Le troisième débouché par où l’ennemi peut pénétrer dans Frioul, c’est par Caporetto. Le général Marmont propose d’établi Stupizza un fort qui conterait 300,000 livres et qui fermerait cette vallée. C’est spécialement sur cet objet que je désire, avant le mois d’octobre, un projet présenté par les officiers du génie. Si effecfivement le débouché de Caporetto à Cividale se trouvait fermé par le fort proposé, et, que l’ennemi ne pût arriver sur Udine avec son artillerie qu’en prenant ce fort, ou en descendant de manière à mettre sous la sphère d’activité de Palmanova, ce fort deviendrait utile pour la défensive et pourrait, dans des circonstances donné, rendre des services de premier ordre, car ce qui constitue la faiblesse de cette frontière, c’est le grand éloignement où elle se trouve de Paris et même des Alpes; mais il faudrait, pour m’engager dans cette dépense, qu’elle fût effectivement aussi médiocre qu’on la présente, et que le fort puisse bien appuyer la division qui, dans le cas de la défensive, serait chargée de défendre ce débouché, et puisse même permettre de la diminuer considérablement.

 

Saint-Cloud, 17 juillet 1806

Au général Dejean

Monsieur Dejean, je vous renvoie votre travail sur le nombre troupes qu’on peut entretenir en Italie avec un fonds de soixante et dix millions.

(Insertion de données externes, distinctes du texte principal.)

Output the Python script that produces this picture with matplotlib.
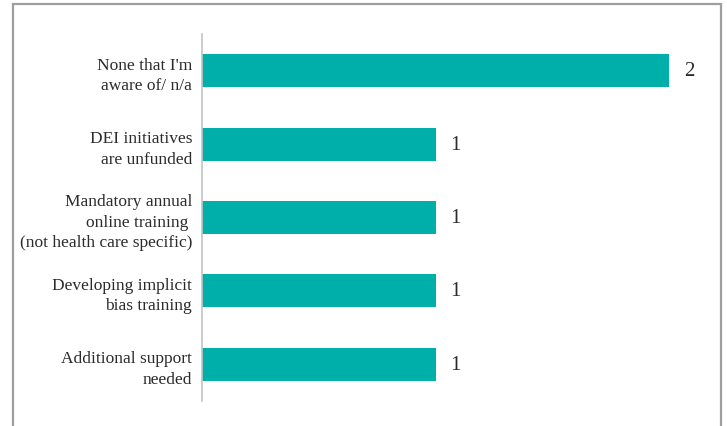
import matplotlib
matplotlib.use("Agg")
import matplotlib.pyplot as plt
from matplotlib.patches import Rectangle

categories = [
    "None that I'm\naware of/ n/a",
    "DEI initiatives\nare unfunded",
    "Mandatory annual\nonline training \n(not health care specific)",
    "Developing implicit\nbias training",
    "Additional support\nneeded",
]
values = [2, 1, 1, 1, 1]

bar_color = "#00AFA9"
text_color = "#2b2b2b"

W, H = 727, 427
fig = plt.figure(figsize=(W / 100, H / 100), dpi=100)
plt.rcParams["font.family"] = ["Liberation Serif", "DejaVu Serif"]

# axes placed in pixel terms
left, right, top, bottom = 202, 720, 35, 402
ax = fig.add_axes([left / W, (H - bottom) / H, (right - left) / W, (bottom - top) / H])

px_per_unit = 233.5
ax.set_xlim(0, (right - left) / px_per_unit)
n = len(categories)
ax.set_ylim(n - 0.5, -0.5)

ypos = list(range(n))
ax.barh(ypos, values, height=0.45, color=bar_color, edgecolor="none")

for y, v in zip(ypos, values):
    ax.text(v + 15 / px_per_unit, y, f"{v}", va="center", ha="left",
            fontsize=15, color=text_color)

ax.set_yticks(ypos)
ax.set_yticklabels(categories, fontsize=12.5, color=text_color, linespacing=1.38)
ax.tick_params(axis="y", length=0, pad=7)
ax.set_xticks([])

for s in ["top", "right", "bottom"]:
    ax.spines[s].set_visible(False)
ax.spines["left"].set_color("#c4c4c4")
ax.spines["left"].set_linewidth(1.2)

# outer frame around the chart area
frame = Rectangle((13 / W, -0.05), (721 - 13) / W, (H - 5) / H + 0.05,
                  transform=fig.transFigure, fill=False,
                  edgecolor="#9e9e9e", linewidth=1.6, clip_on=False)
fig.patches.append(frame)

fig.savefig("out.png", dpi=100, facecolor="white")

Je désire que vous le refassiez avec les modifications suivantes :

Au lieu de dix régiments de chasseurs, je n’en veux que six.

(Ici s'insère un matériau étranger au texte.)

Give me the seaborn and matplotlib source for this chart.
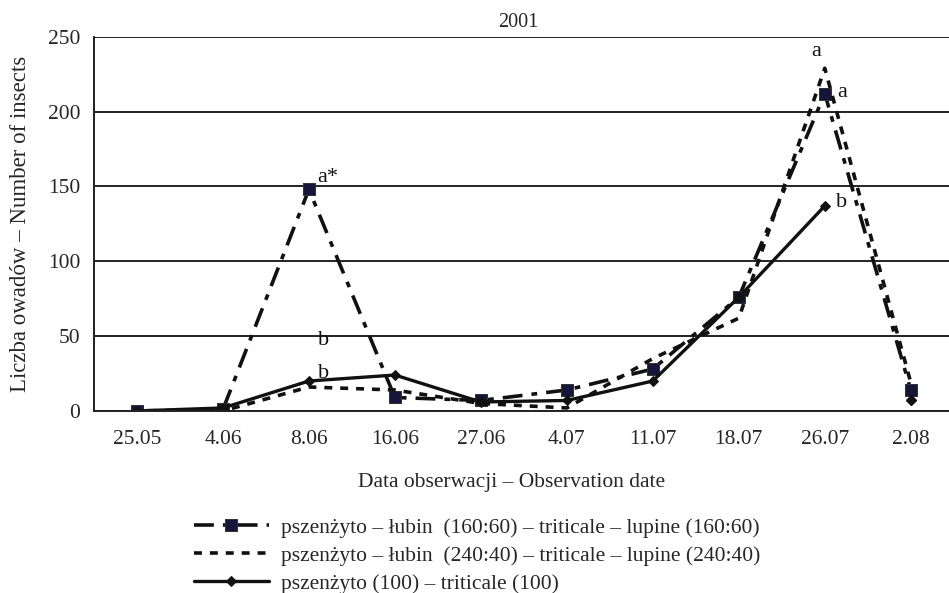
import numpy as np
import pandas as pd
import matplotlib
matplotlib.use('Agg')
import matplotlib.pyplot as plt
import seaborn as sns

# Dane - daty obserwacji i liczba owadow
dates = ['25.05', '4.06', '8.06', '16.06', '27.06', '4.07', '11.07', '18.07', '26.07', '2.08']
seria_160 = [0, 1, 148, 9, 7, 14, 28, 76, 212, 14]
seria_240 = [0, 0, 16, 14, 5, 2, 35, 62, 229, 19]
seria_100 = [0, 2, 20, 24, 6, 7, 20, 76, 137, 7]

lab_160 = 'pszenżyto – łubin  (160:60) – triticale – lupine (160:60)'
lab_240 = 'pszenżyto – łubin  (240:40) – triticale – lupine (240:40)'
lab_100 = 'pszenżyto (100) – triticale (100)'

# litery istotnosci: (indeks daty, przesuniecie x, wartosc y, tekst)
letters = [(2, 0.22, 156, 'a*'), (2, 0.17, 47, 'b'), (2, 0.17, 25, 'b'),
           (8, -0.1, 240, 'a'), (8, 0.2, 213, 'a'), (8, 0.2, 139, 'b')]

FS = 15.5

sns.set_style('white')
plt.rcParams['font.family'] = ['Liberation Serif', 'DejaVu Serif']
plt.rcParams['font.size'] = FS

x = np.arange(len(dates))

fig = plt.figure(figsize=(9.49, 5.93), dpi=100)
ax = fig.add_axes([0.099, 0.307, 0.906, 0.631])

sns.lineplot(x=x, y=seria_160, ax=ax, color='#111111', lw=2.6, sort=False,
             marker='s', markersize=9, markerfacecolor='#16163c',
             markeredgecolor='#333333', dashes=False, label=lab_160)
ax.lines[-1].set_dashes((5.5, 2.5, 1.6, 2.5))

sns.lineplot(x=x, y=seria_240, ax=ax, color='#111111', lw=2.6, sort=False,
             label=lab_240)
ax.lines[-1].set_dashes((2.2, 2.2))

sns.lineplot(x=x[:9], y=seria_100[:9], ax=ax, color='#111111', lw=2.4, sort=False,
             marker='D', markersize=5.5, markeredgecolor='#111111', label=lab_100)
ax.plot(x[9:], seria_100[9:], ls='none', marker='D', markersize=5.5, color='#111111')

for i, dx, y, t in letters:
    ax.text(x[i] + dx, y, t, fontsize=FS + 0.5, ha='center', va='center', color='#111111')

ax.set_xlim(-0.5, len(dates) - 0.5)
ax.set_ylim(0, 250)
ax.set_yticks(np.arange(0, 251, 50))
ax.set_xticks(x)
ax.set_xticklabels(dates)
ax.set_xticks(np.arange(0.5, len(dates) - 0.5, 1), minor=True)
ax.tick_params(axis='x', which='major', length=0, pad=14, labelsize=FS)
ax.tick_params(axis='x', which='minor', length=6, width=1.2, color='#222222', direction='out')
ax.tick_params(axis='y', length=6, width=1.2, color='#222222', direction='out', pad=4, labelsize=FS)
ax.yaxis.grid(True, color='#222222', lw=1.4)
ax.set_axisbelow(True)
for s in ['top', 'right']:
    ax.spines[s].set_visible(False)
for s in ['left', 'bottom']:
    ax.spines[s].set_color('#222222')
    ax.spines[s].set_linewidth(1.4)

ax.set_title('2001', fontsize=FS - 1, pad=7, x=0.494)
ax.set_xlabel('Data obserwacji – Observation date', fontsize=FS)
ax.xaxis.set_label_coords(0.486, -0.167)
ax.set_ylabel('Liczba owadów – Number of insects', fontsize=FS + 1, labelpad=12)

leg = ax.legend(loc='upper left', bbox_to_anchor=(0.106, -0.262), frameon=False,
                handlelength=3.5, handletextpad=0.55, labelspacing=0.37, fontsize=FS,
                borderaxespad=0)

fig.savefig('out.png', dpi=100)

Au lieu de six régiments de dragons, je n’en veux que quatre, mais ces quatre régiments de dragons auront chacun 800 chevaux.

Au lieu de deux régiments d’artillerie à cheval, je n’eu veux qu’un.

Les trois bataillons du train sont bien; mais il faut qu’ils n’aient que 2,100 chevaux, au lieu de 3,300 que vous leur donnez.

Au lieu de cinq régiments d’infanterie légère, il faut en mettre huit.

Pour les dépenses du génie, vous retrancherez celles des places de Palmanova, d’Osoppo et des autres places d’Italie, qui doive être payées par le royaume d’Italie et non par la France.

Vous ôterez les traitements de retraite et de réforme, qui ne font point partie des dépenses de l’armée active.

Vous mettrez dix régiments d’infanterie de ligne à quatre bataillons, et autant de régiments d’infanterie à trois bataillons qu’il en faudra pour consommer soixante et dix millions.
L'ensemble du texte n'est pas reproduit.